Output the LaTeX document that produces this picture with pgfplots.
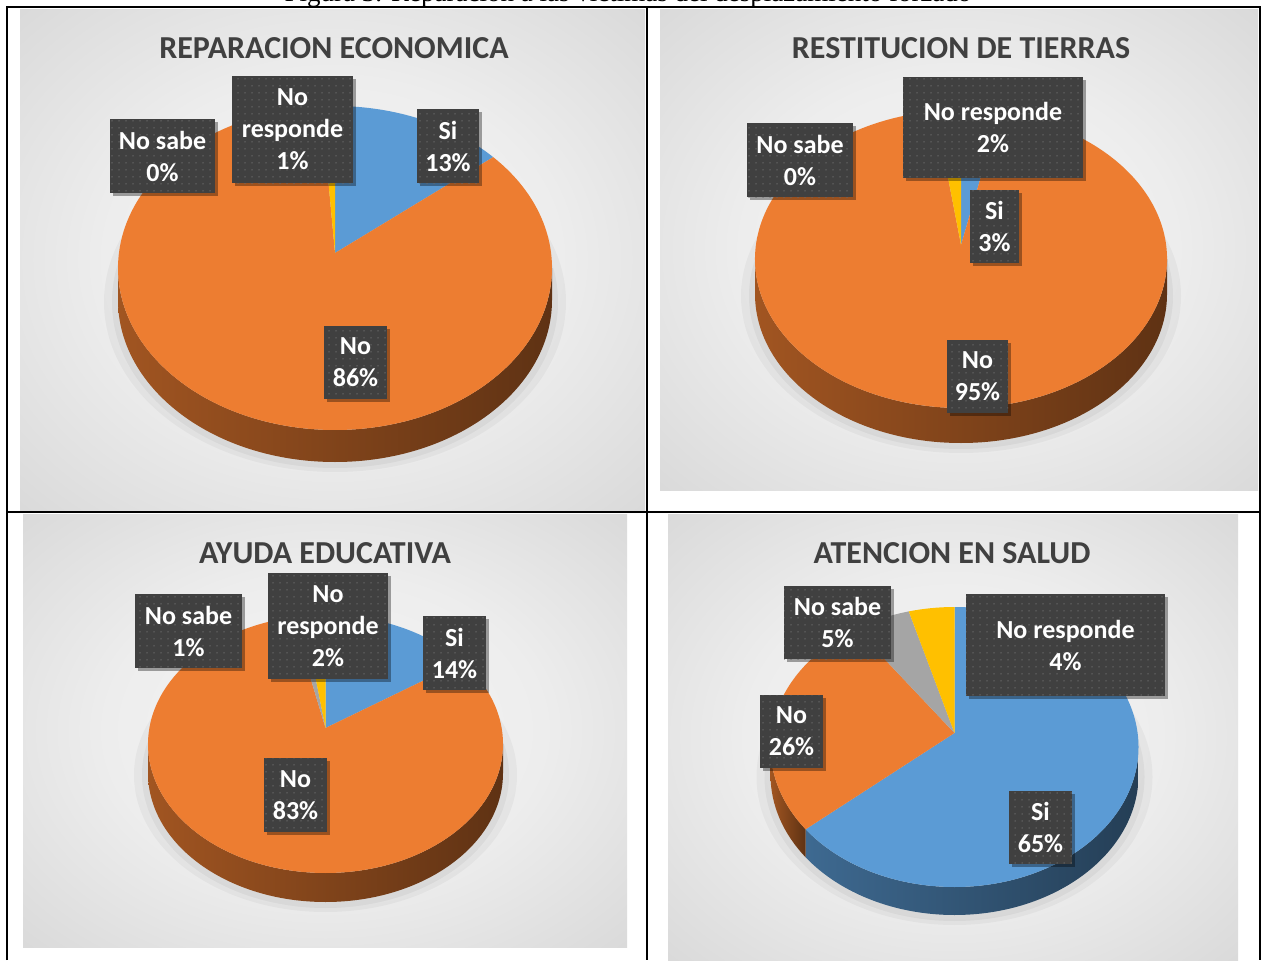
\documentclass[border=0pt]{standalone}
\usepackage{pgfplots}
\pgfplotsset{compat=1.18}
\usepackage{pgfplotstable}
\usepackage{fontspec}
\setmainfont{Carlito}
\newfontfamily\serifcap{Liberation Serif}
\usetikzlibrary{shadows,patterns.meta}

\definecolor{cSi}{HTML}{5B9BD5}
\definecolor{cNo}{HTML}{ED7D31}
\definecolor{cNS}{HTML}{A5A5A5}
\definecolor{cNR}{HTML}{FFC000}
\definecolor{lblbg}{HTML}{404040}
\definecolor{ttl}{HTML}{404040}

\pgfdeclareradialshading{panelshade}{\pgfpoint{0bp}{0bp}}{%
  color(0bp)=(white!96!black); color(18bp)=(white!93!black);
  color(50bp)=(black!21); color(72bp)=(black!25)}

% percentages (Si, No, No sabe, No responde) for each chart
\pgfplotstableread{
cat        REP RES AYU ATE
Si         13  3   14  65
No         86  95  83  26
NoSabe     0   0   1   5
NoResponde 1   2   2   4
}\piedata

% #1 column, #2 cx, #3 cy, #4 rx, #5 ry, #6 depth, #7 apex offset
\newcommand{\drawpie}[7]{%
  \pgfmathsetmacro\shy{#3+#6+2}%
  \pgfmathsetmacro\shrx{#4+14}%
  \pgfmathsetmacro\shry{#5+8}%
  \fill[black,opacity=0.035] (axis cs:#2,\shy) ellipse[x radius=\shrx bp, y radius=\shry bp];
  \pgfmathsetmacro\shrx{#4+6}%
  \pgfmathsetmacro\shry{#5+4}%
  \fill[black,opacity=0.045] (axis cs:#2,\shy) ellipse[x radius=\shrx bp, y radius=\shry bp];
  % sides
  \xdef\curang{90}%
  \foreach \ii/\sc in {0/cSi,1/cNo,2/cNS,3/cNR}{%
    \pgfplotstablegetelem{\ii}{#1}\of\piedata
    \pgfmathsetmacro\va{\curang}%
    \pgfmathsetmacro\vb{\curang-3.6*\pgfplotsretval}%
    \xdef\curang{\vb}%
    \pgfmathsetmacro\sa{max(\vb,-180)}%
    \pgfmathsetmacro\sb{min(\va,0)}%
    \pgfmathtruncatemacro\vis{\sa<\sb ? 1 : 0}%
    \ifnum\vis=1
      \pgfmathsetmacro\px{#2+#4*cos(\sa)}%
      \pgfmathsetmacro\py{#3-#5*sin(\sa)}%
      \shade[left color=\sc!68!black, middle color=\sc!45!black, right color=\sc!40!black]
        (axis cs:\px,\py) arc[start angle=\sa, end angle=\sb, x radius=#4 bp, y radius=#5 bp]
        -- ++(0bp,-#6 bp) arc[start angle=\sb, end angle=\sa, x radius=#4 bp, y radius=#5 bp] -- cycle;
    \fi
  }%
  % top faces
  \pgfmathsetmacro\apy{#3-#7}%
  \xdef\curang{90}%
  \foreach \ii/\sc in {0/cSi,1/cNo,2/cNS,3/cNR}{%
    \pgfplotstablegetelem{\ii}{#1}\of\piedata
    \pgfmathsetmacro\va{\curang}%
    \pgfmathsetmacro\vb{\curang-3.6*\pgfplotsretval}%
    \xdef\curang{\vb}%
    \pgfmathtruncatemacro\pos{\pgfplotsretval>0 ? 1 : 0}%
    \ifnum\pos=1
      \pgfmathsetmacro\px{#2+#4*cos(\va)}%
      \pgfmathsetmacro\py{#3-#5*sin(\va)}%
      \fill[\sc] (axis cs:#2,\apy) -- (axis cs:\px,\py)
        arc[start angle=\va, end angle=\vb, x radius=#4 bp, y radius=#5 bp] -- cycle;
    \fi
  }%
}

% label box: x1 y1 x2 y2 text
\newcommand{\lbl}[5]{%
  \pgfmathsetmacro\lx{(#1+#3)/2}%
  \pgfmathsetmacro\ly{(#2+#4)/2}%
  \pgfmathsetmacro\lw{#3-#1}%
  \pgfmathsetmacro\lh{#4-#2}%
  \node[lblstyle, minimum width=\lw bp, minimum height=\lh bp] at (axis cs:\lx,\ly) {#5};
}

\tikzset{
  lblstyle/.style={fill=lblbg, text=white, inner sep=0pt, align=center,
    font=\fontsize{26bp}{32bp}\selectfont\bfseries,
    drop shadow={shadow xshift=3bp, shadow yshift=-3bp, opacity=0.35, fill=black},
    postaction={pattern={Dots[distance=7bp, radius=0.75bp]}, pattern color=black!58}},
  ttlstyle/.style={text=ttl, inner sep=0pt, font=\fontsize{32bp}{38bp}\selectfont\bfseries}
}

\begin{document}
\begin{tikzpicture}
\begin{axis}[
  width=1261bp, height=960bp, scale only axis,
  xmin=0, xmax=1261, ymin=0, ymax=960, y dir=reverse,
  hide axis, clip=false]
\pgfplotsextra{
  \fill[white] (axis cs:0,0) rectangle (axis cs:1261,960);
  % caption (cut off at the top)
  \begin{scope}
    \clip (axis cs:0,0) rectangle (axis cs:1261,6);
    \node[anchor=base, inner sep=0pt, font=\serifcap\fontsize{27bp}{30bp}\selectfont] at (axis cs:628,1) {Figura 3. Reparación a las víctimas del desplazamiento forzado};
  \end{scope}
  % panels
  \shade[shading=panelshade] (axis cs:20,9) rectangle (axis cs:645,510);
  \shade[shading=panelshade] (axis cs:660,9) rectangle (axis cs:1258,490);
  \shade[shading=panelshade] (axis cs:23,514) rectangle (axis cs:627,947);
  \shade[shading=panelshade] (axis cs:668,514) rectangle (axis cs:1238,960);
  % table lines
  \draw[line width=2bp] (axis cs:7,960) -- (axis cs:7,7) -- (axis cs:1260,7) -- (axis cs:1260,960);
  \draw[line width=2bp] (axis cs:647,7) -- (axis cs:647,960);
  \draw[line width=2bp] (axis cs:7,512) -- (axis cs:1260,512);
  % titles
  \node[ttlstyle] at (axis cs:334,48) {REPARACION ECONOMICA};
  \node[ttlstyle] at (axis cs:961,48) {RESTITUCION DE TIERRAS};
  \node[ttlstyle] at (axis cs:325,553) {AYUDA EDUCATIVA};
  \node[ttlstyle] at (axis cs:952,553) {ATENCION EN SALUD};
  % pies
  \drawpie{REP}{335}{268}{217}{162}{32}{15}
  \drawpie{RES}{961}{259}{206}{149}{35}{14}
  \drawpie{AYU}{325.5}{744}{177.5}{129}{29}{16}
  \drawpie{ATE}{954.5}{747}{184}{140}{28}{14}
  % labels
  \lbl{110}{119}{215}{193}{No sabe\\0\%}
  \lbl{232}{76}{353}{183}{No\\responde\\1\%}
  \lbl{417}{109}{479}{183}{Si\\13\%}
  \lbl{324}{326}{387}{399}{No\\86\%}
  \lbl{747}{123}{853}{197}{No sabe\\0\%}
  \lbl{903}{77}{1083}{178}{No responde\\2\%}
  \lbl{970}{190}{1019}{263}{Si\\3\%}
  \lbl{947}{340}{1008}{413}{No\\95\%}
  \lbl{135}{594}{242}{668}{No sabe\\1\%}
  \lbl{268}{573}{388}{679}{No\\responde\\2\%}
  \lbl{423}{616}{486}{690}{Si\\14\%}
  \lbl{264}{758}{327}{832}{No\\83\%}
  \lbl{784}{586}{891}{659}{No sabe\\5\%}
  \lbl{966}{594}{1165}{696}{No responde\\4\%}
  \lbl{760}{695}{823}{768}{No\\26\%}
  \lbl{1009}{791}{1072}{864}{Si\\65\%}
}
\end{axis}
\end{tikzpicture}
\end{document}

--------

▶ _Requirements_
Drop the images and repeat the data exactly.

▶ _In response_
Output the LaTeX document that produces this picture with pgfplots.
\documentclass[border=0pt]{standalone}
\usepackage{pgfplots}
\pgfplotsset{compat=1.18}
\usepackage{pgfplotstable}
\usepackage{fontspec}
\setmainfont{Carlito}
\newfontfamily\serifcap{Liberation Serif}
\usetikzlibrary{shadows,patterns.meta}

\definecolor{cSi}{HTML}{5B9BD5}
\definecolor{cNo}{HTML}{ED7D31}
\definecolor{cNS}{HTML}{A5A5A5}
\definecolor{cNR}{HTML}{FFC000}
\definecolor{lblbg}{HTML}{404040}
\definecolor{ttl}{HTML}{404040}

\pgfdeclareradialshading{panelshade}{\pgfpoint{0bp}{0bp}}{%
  color(0bp)=(white!96!black); color(18bp)=(white!93!black);
  color(50bp)=(black!21); color(72bp)=(black!25)}

% percentages (Si, No, No sabe, No responde) for each chart
\pgfplotstableread{
cat        REP RES AYU ATE
Si         13  3   14  65
No         86  95  83  26
NoSabe     0   0   1   5
NoResponde 1   2   2   4
}\piedata

% #1 column, #2 cx, #3 cy, #4 rx, #5 ry, #6 depth, #7 apex offset
\newcommand{\drawpie}[7]{%
  \pgfmathsetmacro\shy{#3+#6+2}%
  \pgfmathsetmacro\shrx{#4+14}%
  \pgfmathsetmacro\shry{#5+8}%
  \fill[black,opacity=0.035] (axis cs:#2,\shy) ellipse[x radius=\shrx bp, y radius=\shry bp];
  \pgfmathsetmacro\shrx{#4+6}%
  \pgfmathsetmacro\shry{#5+4}%
  \fill[black,opacity=0.045] (axis cs:#2,\shy) ellipse[x radius=\shrx bp, y radius=\shry bp];
  % sides
  \xdef\curang{90}%
  \foreach \ii/\sc in {0/cSi,1/cNo,2/cNS,3/cNR}{%
    \pgfplotstablegetelem{\ii}{#1}\of\piedata
    \pgfmathsetmacro\va{\curang}%
    \pgfmathsetmacro\vb{\curang-3.6*\pgfplotsretval}%
    \xdef\curang{\vb}%
    \pgfmathsetmacro\sa{max(\vb,-180)}%
    \pgfmathsetmacro\sb{min(\va,0)}%
    \pgfmathtruncatemacro\vis{\sa<\sb ? 1 : 0}%
    \ifnum\vis=1
      \pgfmathsetmacro\px{#2+#4*cos(\sa)}%
      \pgfmathsetmacro\py{#3-#5*sin(\sa)}%
      \shade[left color=\sc!68!black, middle color=\sc!45!black, right color=\sc!40!black]
        (axis cs:\px,\py) arc[start angle=\sa, end angle=\sb, x radius=#4 bp, y radius=#5 bp]
        -- ++(0bp,-#6 bp) arc[start angle=\sb, end angle=\sa, x radius=#4 bp, y radius=#5 bp] -- cycle;
    \fi
  }%
  % top faces
  \pgfmathsetmacro\apy{#3-#7}%
  \xdef\curang{90}%
  \foreach \ii/\sc in {0/cSi,1/cNo,2/cNS,3/cNR}{%
    \pgfplotstablegetelem{\ii}{#1}\of\piedata
    \pgfmathsetmacro\va{\curang}%
    \pgfmathsetmacro\vb{\curang-3.6*\pgfplotsretval}%
    \xdef\curang{\vb}%
    \pgfmathtruncatemacro\pos{\pgfplotsretval>0 ? 1 : 0}%
    \ifnum\pos=1
      \pgfmathsetmacro\px{#2+#4*cos(\va)}%
      \pgfmathsetmacro\py{#3-#5*sin(\va)}%
      \fill[\sc] (axis cs:#2,\apy) -- (axis cs:\px,\py)
        arc[start angle=\va, end angle=\vb, x radius=#4 bp, y radius=#5 bp] -- cycle;
    \fi
  }%
}

% label box: x1 y1 x2 y2 text
\newcommand{\lbl}[5]{%
  \pgfmathsetmacro\lx{(#1+#3)/2}%
  \pgfmathsetmacro\ly{(#2+#4)/2}%
  \pgfmathsetmacro\lw{#3-#1}%
  \pgfmathsetmacro\lh{#4-#2}%
  \node[lblstyle, minimum width=\lw bp, minimum height=\lh bp] at (axis cs:\lx,\ly) {#5};
}

\tikzset{
  lblstyle/.style={fill=lblbg, text=white, inner sep=0pt, align=center,
    font=\fontsize{26bp}{32bp}\selectfont\bfseries,
    drop shadow={shadow xshift=3bp, shadow yshift=-3bp, opacity=0.35, fill=black},
    postaction={pattern={Dots[distance=7bp, radius=0.75bp]}, pattern color=black!58}},
  ttlstyle/.style={text=ttl, inner sep=0pt, font=\fontsize{32bp}{38bp}\selectfont\bfseries}
}

\begin{document}
\begin{tikzpicture}
\begin{axis}[
  width=1261bp, height=960bp, scale only axis,
  xmin=0, xmax=1261, ymin=0, ymax=960, y dir=reverse,
  hide axis, clip=false]
\pgfplotsextra{
  \fill[white] (axis cs:0,0) rectangle (axis cs:1261,960);
  % caption (cut off at the top)
  \begin{scope}
    \clip (axis cs:0,0) rectangle (axis cs:1261,6);
    \node[anchor=base, inner sep=0pt, font=\serifcap\fontsize{27bp}{30bp}\selectfont] at (axis cs:628,1) {Figura 3. Reparación a las víctimas del desplazamiento forzado};
  \end{scope}
  % panels
  \shade[shading=panelshade] (axis cs:20,9) rectangle (axis cs:645,510);
  \shade[shading=panelshade] (axis cs:660,9) rectangle (axis cs:1258,490);
  \shade[shading=panelshade] (axis cs:23,514) rectangle (axis cs:627,947);
  \shade[shading=panelshade] (axis cs:668,514) rectangle (axis cs:1238,960);
  % table lines
  \draw[line width=2bp] (axis cs:7,960) -- (axis cs:7,7) -- (axis cs:1260,7) -- (axis cs:1260,960);
  \draw[line width=2bp] (axis cs:647,7) -- (axis cs:647,960);
  \draw[line width=2bp] (axis cs:7,512) -- (axis cs:1260,512);
  % titles
  \node[ttlstyle] at (axis cs:334,48) {REPARACION ECONOMICA};
  \node[ttlstyle] at (axis cs:961,48) {RESTITUCION DE TIERRAS};
  \node[ttlstyle] at (axis cs:325,553) {AYUDA EDUCATIVA};
  \node[ttlstyle] at (axis cs:952,553) {ATENCION EN SALUD};
  % pies
  \drawpie{REP}{335}{268}{217}{162}{32}{15}
  \drawpie{RES}{961}{259}{206}{149}{35}{14}
  \drawpie{AYU}{325.5}{744}{177.5}{129}{29}{16}
  \drawpie{ATE}{954.5}{747}{184}{140}{28}{14}
  % labels
  \lbl{110}{119}{215}{193}{No sabe\\0\%}
  \lbl{232}{76}{353}{183}{No\\responde\\1\%}
  \lbl{417}{109}{479}{183}{Si\\13\%}
  \lbl{324}{326}{387}{399}{No\\86\%}
  \lbl{747}{123}{853}{197}{No sabe\\0\%}
  \lbl{903}{77}{1083}{178}{No responde\\2\%}
  \lbl{970}{190}{1019}{263}{Si\\3\%}
  \lbl{947}{340}{1008}{413}{No\\95\%}
  \lbl{135}{594}{242}{668}{No sabe\\1\%}
  \lbl{268}{573}{388}{679}{No\\responde\\2\%}
  \lbl{423}{616}{486}{690}{Si\\14\%}
  \lbl{264}{758}{327}{832}{No\\83\%}
  \lbl{784}{586}{891}{659}{No sabe\\5\%}
  \lbl{966}{594}{1165}{696}{No responde\\4\%}
  \lbl{760}{695}{823}{768}{No\\26\%}
  \lbl{1009}{791}{1072}{864}{Si\\65\%}
}
\end{axis}
\end{tikzpicture}
\end{document}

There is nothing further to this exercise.